--- BEGIN ---

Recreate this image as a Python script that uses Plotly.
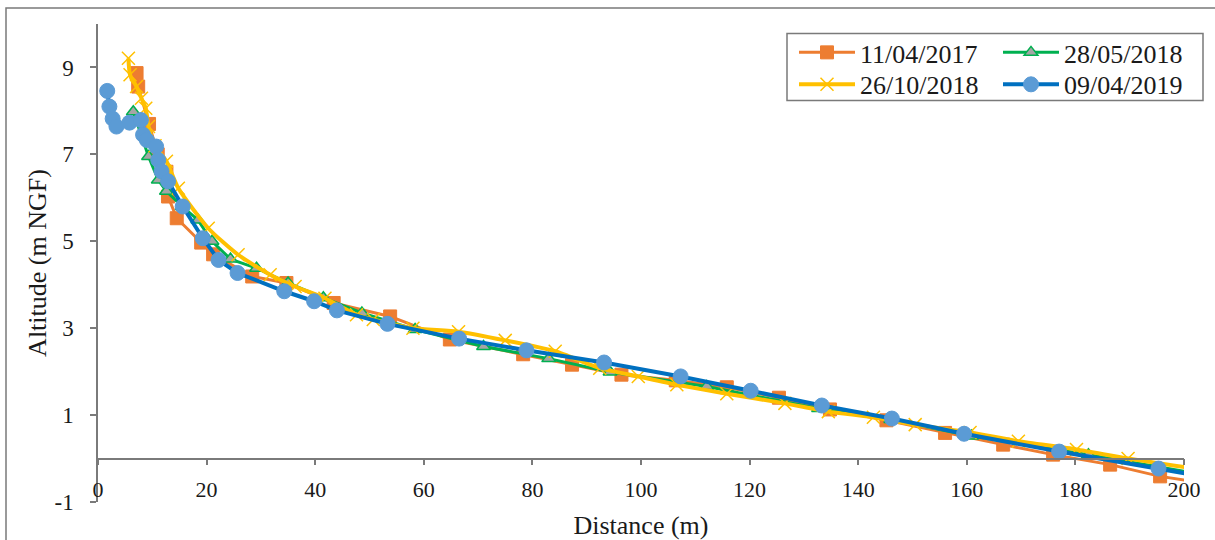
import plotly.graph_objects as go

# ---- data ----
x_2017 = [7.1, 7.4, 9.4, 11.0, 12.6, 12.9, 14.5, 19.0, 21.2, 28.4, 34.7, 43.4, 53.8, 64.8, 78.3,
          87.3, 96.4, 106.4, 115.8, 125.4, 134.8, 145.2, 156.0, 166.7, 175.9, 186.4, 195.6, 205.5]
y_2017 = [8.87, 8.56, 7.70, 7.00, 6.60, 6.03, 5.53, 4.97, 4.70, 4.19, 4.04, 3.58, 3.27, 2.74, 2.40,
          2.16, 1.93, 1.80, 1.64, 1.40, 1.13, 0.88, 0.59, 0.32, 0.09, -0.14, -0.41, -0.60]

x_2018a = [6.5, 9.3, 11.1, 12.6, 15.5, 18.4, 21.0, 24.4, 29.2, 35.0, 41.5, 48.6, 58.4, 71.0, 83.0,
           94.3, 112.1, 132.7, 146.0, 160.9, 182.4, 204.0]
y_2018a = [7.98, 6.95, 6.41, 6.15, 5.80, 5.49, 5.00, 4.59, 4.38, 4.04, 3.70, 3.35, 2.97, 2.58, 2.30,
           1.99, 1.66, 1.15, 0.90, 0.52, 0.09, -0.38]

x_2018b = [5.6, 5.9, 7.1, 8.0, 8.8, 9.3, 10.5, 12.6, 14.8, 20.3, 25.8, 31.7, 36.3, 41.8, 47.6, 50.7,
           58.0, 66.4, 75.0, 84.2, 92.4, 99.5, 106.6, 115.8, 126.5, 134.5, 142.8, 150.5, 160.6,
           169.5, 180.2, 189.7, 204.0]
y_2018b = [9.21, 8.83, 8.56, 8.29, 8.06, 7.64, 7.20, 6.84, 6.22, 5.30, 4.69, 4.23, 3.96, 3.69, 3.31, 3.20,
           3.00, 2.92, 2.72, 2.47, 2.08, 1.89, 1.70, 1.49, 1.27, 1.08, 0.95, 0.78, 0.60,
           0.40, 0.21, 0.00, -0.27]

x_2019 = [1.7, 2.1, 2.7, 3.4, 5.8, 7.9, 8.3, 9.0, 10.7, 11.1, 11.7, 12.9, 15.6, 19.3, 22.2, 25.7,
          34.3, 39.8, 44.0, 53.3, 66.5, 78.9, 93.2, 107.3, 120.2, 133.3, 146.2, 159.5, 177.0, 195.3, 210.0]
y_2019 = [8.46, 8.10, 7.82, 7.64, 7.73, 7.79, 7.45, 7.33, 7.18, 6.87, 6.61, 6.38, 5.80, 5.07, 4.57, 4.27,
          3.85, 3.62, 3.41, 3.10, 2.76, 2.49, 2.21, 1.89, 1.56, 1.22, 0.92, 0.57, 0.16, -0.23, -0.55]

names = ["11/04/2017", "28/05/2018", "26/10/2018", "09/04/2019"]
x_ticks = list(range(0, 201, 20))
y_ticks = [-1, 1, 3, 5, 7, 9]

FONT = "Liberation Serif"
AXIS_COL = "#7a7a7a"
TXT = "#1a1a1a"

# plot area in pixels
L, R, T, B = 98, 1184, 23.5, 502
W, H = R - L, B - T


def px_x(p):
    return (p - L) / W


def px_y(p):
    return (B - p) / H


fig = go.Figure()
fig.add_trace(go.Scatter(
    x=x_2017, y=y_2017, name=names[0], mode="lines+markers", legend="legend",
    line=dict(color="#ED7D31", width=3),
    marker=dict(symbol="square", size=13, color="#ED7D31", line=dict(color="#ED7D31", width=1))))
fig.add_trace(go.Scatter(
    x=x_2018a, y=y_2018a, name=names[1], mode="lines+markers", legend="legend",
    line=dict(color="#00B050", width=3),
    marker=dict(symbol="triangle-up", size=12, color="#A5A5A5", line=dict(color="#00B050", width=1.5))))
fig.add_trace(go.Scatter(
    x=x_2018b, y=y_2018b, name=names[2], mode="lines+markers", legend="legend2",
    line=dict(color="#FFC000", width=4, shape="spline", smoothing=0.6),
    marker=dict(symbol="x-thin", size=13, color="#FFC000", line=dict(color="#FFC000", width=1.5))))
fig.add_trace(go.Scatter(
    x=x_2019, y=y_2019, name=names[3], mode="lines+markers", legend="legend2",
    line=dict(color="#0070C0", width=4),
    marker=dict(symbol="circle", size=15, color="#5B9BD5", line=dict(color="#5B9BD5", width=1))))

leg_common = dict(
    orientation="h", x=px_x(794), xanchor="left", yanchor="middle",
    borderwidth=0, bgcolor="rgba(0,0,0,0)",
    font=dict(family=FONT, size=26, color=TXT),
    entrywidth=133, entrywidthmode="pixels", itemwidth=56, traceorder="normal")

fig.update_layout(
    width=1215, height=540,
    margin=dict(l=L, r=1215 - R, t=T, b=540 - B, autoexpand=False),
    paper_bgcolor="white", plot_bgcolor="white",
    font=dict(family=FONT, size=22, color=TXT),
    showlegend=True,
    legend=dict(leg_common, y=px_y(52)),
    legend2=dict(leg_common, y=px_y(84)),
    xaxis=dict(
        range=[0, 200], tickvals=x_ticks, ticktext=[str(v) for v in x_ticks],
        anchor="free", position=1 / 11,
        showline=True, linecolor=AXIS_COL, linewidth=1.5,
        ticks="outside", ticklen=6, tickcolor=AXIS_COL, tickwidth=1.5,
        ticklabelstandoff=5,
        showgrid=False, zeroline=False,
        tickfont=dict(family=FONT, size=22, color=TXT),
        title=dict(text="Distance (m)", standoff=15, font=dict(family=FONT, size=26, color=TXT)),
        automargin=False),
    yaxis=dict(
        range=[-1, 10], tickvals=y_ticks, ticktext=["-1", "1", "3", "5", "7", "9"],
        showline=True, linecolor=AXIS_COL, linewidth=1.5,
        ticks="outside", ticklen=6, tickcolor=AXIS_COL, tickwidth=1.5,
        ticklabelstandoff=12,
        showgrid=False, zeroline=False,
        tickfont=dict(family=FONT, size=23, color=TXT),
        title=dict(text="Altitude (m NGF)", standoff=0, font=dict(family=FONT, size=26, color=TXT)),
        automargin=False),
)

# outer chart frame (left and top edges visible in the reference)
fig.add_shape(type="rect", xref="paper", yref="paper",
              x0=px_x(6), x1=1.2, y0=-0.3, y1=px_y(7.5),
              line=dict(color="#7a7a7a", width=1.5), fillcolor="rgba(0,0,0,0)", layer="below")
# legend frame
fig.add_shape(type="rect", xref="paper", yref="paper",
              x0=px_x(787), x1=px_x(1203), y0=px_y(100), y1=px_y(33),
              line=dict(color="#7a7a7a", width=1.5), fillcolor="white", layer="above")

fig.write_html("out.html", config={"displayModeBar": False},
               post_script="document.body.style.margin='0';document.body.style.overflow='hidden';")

--- END ---

◆ Directions for this task
Copy nothing but the lines from the top of the material through the line holding "0.40, 0.21, 0.00, -0.27]", exactly as written; omit pictures.

◆ Solution for this exercise
Recreate this image as a Python script that uses Plotly.
import plotly.graph_objects as go

# ---- data ----
x_2017 = [7.1, 7.4, 9.4, 11.0, 12.6, 12.9, 14.5, 19.0, 21.2, 28.4, 34.7, 43.4, 53.8, 64.8, 78.3,
          87.3, 96.4, 106.4, 115.8, 125.4, 134.8, 145.2, 156.0, 166.7, 175.9, 186.4, 195.6, 205.5]
y_2017 = [8.87, 8.56, 7.70, 7.00, 6.60, 6.03, 5.53, 4.97, 4.70, 4.19, 4.04, 3.58, 3.27, 2.74, 2.40,
          2.16, 1.93, 1.80, 1.64, 1.40, 1.13, 0.88, 0.59, 0.32, 0.09, -0.14, -0.41, -0.60]

x_2018a = [6.5, 9.3, 11.1, 12.6, 15.5, 18.4, 21.0, 24.4, 29.2, 35.0, 41.5, 48.6, 58.4, 71.0, 83.0,
           94.3, 112.1, 132.7, 146.0, 160.9, 182.4, 204.0]
y_2018a = [7.98, 6.95, 6.41, 6.15, 5.80, 5.49, 5.00, 4.59, 4.38, 4.04, 3.70, 3.35, 2.97, 2.58, 2.30,
           1.99, 1.66, 1.15, 0.90, 0.52, 0.09, -0.38]

x_2018b = [5.6, 5.9, 7.1, 8.0, 8.8, 9.3, 10.5, 12.6, 14.8, 20.3, 25.8, 31.7, 36.3, 41.8, 47.6, 50.7,
           58.0, 66.4, 75.0, 84.2, 92.4, 99.5, 106.6, 115.8, 126.5, 134.5, 142.8, 150.5, 160.6,
           169.5, 180.2, 189.7, 204.0]
y_2018b = [9.21, 8.83, 8.56, 8.29, 8.06, 7.64, 7.20, 6.84, 6.22, 5.30, 4.69, 4.23, 3.96, 3.69, 3.31, 3.20,
           3.00, 2.92, 2.72, 2.47, 2.08, 1.89, 1.70, 1.49, 1.27, 1.08, 0.95, 0.78, 0.60,
           0.40, 0.21, 0.00, -0.27]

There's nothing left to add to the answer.